Of course her friend was beside herself. There was a bit of a legitimate grievance—her friend was being a tad thoughtless, but not as much as it appeared. But there was also the jealousy for what her friend now had that she did not, not to mention resentment over what she had lost, and was missing desperately, and which her friend didn’t seem to be missing at all. At one point, the girl even found herself on the verge of flirting with her friend’s suitor—not because she wanted him, but because the courtship was the enemy and this would wreck the courtship. Of course stealing a guy from your best friend is not exactly the way to seal that friendship. But sin doesn’t make sense. If it made sense, it wouldn’t be sin.
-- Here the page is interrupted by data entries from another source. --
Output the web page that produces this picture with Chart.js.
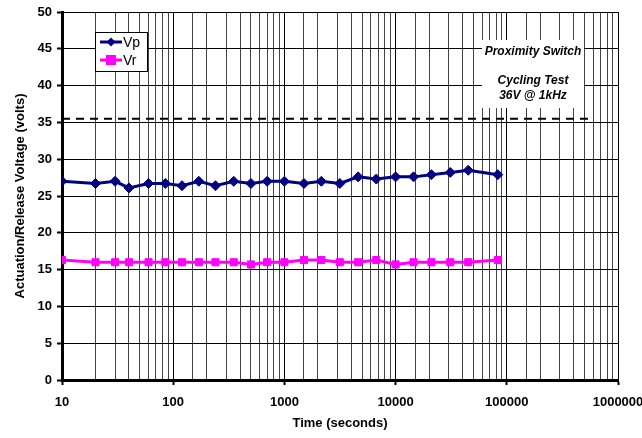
<!DOCTYPE html>
<html>
<head>
<meta charset="utf-8">
<script src="https://cdn.jsdelivr.net/npm/chart.js@4"></script>
<style>
  html, body { margin: 0; padding: 0; background: #fff; }
  #wrap { width: 642px; height: 438px; }
</style>
</head>
<body>
<div id="wrap"><canvas id="myChart" width="642" height="438"></canvas></div>
<script>
// time in seconds (log axis)
var times = [10, 20, 30, 40, 60, 85, 120, 170, 240, 350, 500, 700, 1000,
    1500, 2150, 3150, 4600, 6700, 10000, 14500, 21000, 31000, 45000, 83000];
var vp = [27.0, 26.7, 27.0, 26.1, 26.7, 26.7, 26.4, 27.0, 26.4, 27.0, 26.7, 27.0, 27.0,
    26.7, 27.0, 26.7, 27.6, 27.3, 27.6, 27.6, 27.9, 28.2, 28.5, 27.9];
var vr = [16.3, 16.0, 16.0, 16.0, 16.0, 16.0, 16.0, 16.0, 16.0, 16.0, 15.7, 16.0, 16.0,
    16.3, 16.3, 16.0, 16.0, 16.3, 15.7, 16.0, 16.0, 16.0, 16.0, 16.3];
var testLevel = 35.5;
var testLevelRange = [10, 600000];
var noteLines = ["Proximity Switch", "", "Cycling Test", "36V @ 1kHz"];

function pts(ys) {
    return ys.map(function (y, i) { return { x: times[i], y: y }; });
}

function isDecade(v) {
    var l = Math.log10(v);
    return Math.abs(l - Math.round(l)) < 1e-6;
}

var overlay = {
    id: "overlay",
    afterDraw: function (chart) {
        var c = chart.ctx;
        var a = chart.chartArea;
        c.save();
        // legend
        var lx = a.left + 33, ly = a.top + 20;
        c.fillStyle = "#fff";
        c.fillRect(lx, ly, 52, 39);
        c.strokeStyle = "#000";
        c.lineWidth = 1;
        c.strokeRect(lx + 0.5, ly + 0.5, 52, 39);
        var rows = [
            { name: "Vp", color: "#000080", shape: "diamond" },
            { name: "Vr", color: "#FF00FF", shape: "square" },
        ];
        rows.forEach(function (r, i) {
            var y = ly + 10 + i * 18;
            c.strokeStyle = r.color;
            c.lineWidth = 3;
            c.beginPath();
            c.moveTo(lx + 5, y);
            c.lineTo(lx + 27, y);
            c.stroke();
            c.fillStyle = r.color;
            var mx = lx + 16;
            if (r.shape === "diamond") {
                c.beginPath();
                c.moveTo(mx, y - 4.5);
                c.lineTo(mx + 4.5, y);
                c.lineTo(mx, y + 4.5);
                c.lineTo(mx - 4.5, y);
                c.closePath();
                c.fill();
            } else {
                c.fillRect(mx - 5, y - 5, 10, 10);
            }
            c.fillStyle = "#000";
            c.font = "14px Arial, 'Liberation Sans', sans-serif";
            c.textAlign = "left";
            c.textBaseline = "middle";
            c.fillText(r.name, lx + 28, y + 1);
        });
        // note box
        var bx = a.left + 420, by = a.top + 28;
        c.fillStyle = "#fff";
        c.fillRect(bx, by, 102, 68);
        c.fillStyle = "#000";
        c.font = "italic bold 12px Arial, 'Liberation Sans', sans-serif";
        c.textAlign = "center";
        c.textBaseline = "middle";
        noteLines.forEach(function (t, i) {
            if (t) c.fillText(t, bx + 51, by + 12 + i * 14.5);
        });
        c.restore();
    },
};

var ctx = document.getElementById("myChart").getContext("2d");

var myChart = new Chart(ctx, {
    type: "line",
    data: {
        datasets: [
            {
                label: "Vp",
                data: pts(vp),
                borderColor: "#000080",
                backgroundColor: "#000080",
                borderWidth: 3,
                pointStyle: "rectRot",
                pointRadius: 5,
                pointBorderWidth: 1,
                tension: 0,
            },
            {
                label: "Vr",
                data: pts(vr),
                borderColor: "#FF00FF",
                backgroundColor: "#FF00FF",
                borderWidth: 3,
                pointStyle: "rect",
                pointRadius: 5,
                pointBorderWidth: 1,
                tension: 0,
            },
            {
                label: "test",
                data: testLevelRange.map(function (x) { return { x: x, y: testLevel }; }),
                borderColor: "#000",
                borderWidth: 2,
                borderDash: [8, 6],
                pointRadius: 0,
            },
        ],
    },
    options: {
        responsive: false,
        animation: false,
        layout: { padding: { top: 12, right: 24, bottom: 0, left: 0 } },
        plugins: {
            legend: { display: false },
            tooltip: { enabled: false },
        },
        scales: {
            x: {
                type: "logarithmic",
                min: 10,
                max: 1000000,
                afterFit: function (s) {
                    s.paddingLeft = 0;
                    s.paddingRight = 0;
                    s.height = 58;
                },
                border: { color: "#000", width: 3 },
                grid: {
                    color: function (c) {
                        return c.tick && isDecade(c.tick.value) ? "#000" : "#444";
                    },
                    lineWidth: 1,
                    tickLength: 5,
                    tickColor: function (c) {
                        return c.tick && isDecade(c.tick.value) ? "#000" : "rgba(0,0,0,0)";
                    },
                    tickWidth: 2,
                },
                ticks: {
                    autoSkip: false,
                    maxRotation: 0,
                    padding: 10,
                    color: "#000",
                    font: { family: "Arial, 'Liberation Sans', sans-serif", size: 13, weight: "bold" },
                    callback: function (v) {
                        return isDecade(v) ? String(Math.round(v)) : "";
                    },
                },
                title: {
                    display: true,
                    text: "Time (seconds)",
                    color: "#000",
                    padding: { top: 0, bottom: 7 },
                    font: { family: "Arial, 'Liberation Sans', sans-serif", size: 13, weight: "bold" },
                },
            },
            y: {
                min: 0,
                max: 50,
                afterFit: function (s) {
                    s.width = 62;
                    s.paddingTop = 0;
                    s.paddingBottom = 0;
                },
                border: { color: "#000", width: 3 },
                grid: {
                    color: "#000",
                    lineWidth: 1,
                    tickLength: 5,
                    tickWidth: 2,
                },
                ticks: {
                    stepSize: 5,
                    padding: 5,
                    color: "#000",
                    font: { family: "Arial, 'Liberation Sans', sans-serif", size: 13, weight: "bold" },
                },
                title: {
                    display: true,
                    text: "Actuation/Release Voltage (volts)",
                    color: "#000",
                    padding: { top: 13, bottom: 0 },
                    font: { family: "Arial, 'Liberation Sans', sans-serif", size: 13, weight: "bold" },
                },
            },
        },
    },
    plugins: [overlay],
});
</script>
</body>
</html>
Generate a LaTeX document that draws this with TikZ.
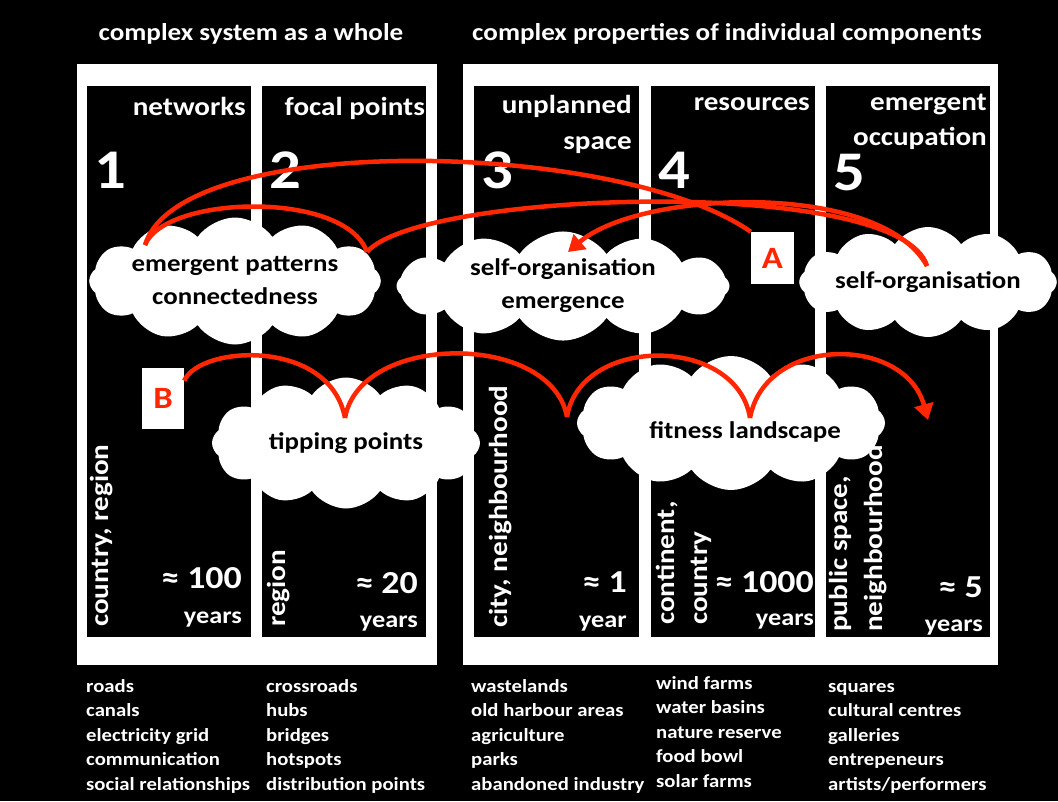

How much she wanted to flirt with a guy she didn’t even want scared her, and so she called her mom one evening and spilled everything—how angry she was, how hurt she was, and just how wrong everything was. To her surprise, her mother was not as sympathetic as she had been expecting. “Our duties do not arise from what we want,” she said. “Just imagine the chaos.”
She had this view because the same thing had happened to her twenty-two years before . . . only she had been in the position of her daughter’s close friend. That situation had not gone well at all, and there were times when she still missed her friend. “But,” she added to her daughter. “I don’t miss your dad. He’s right here.”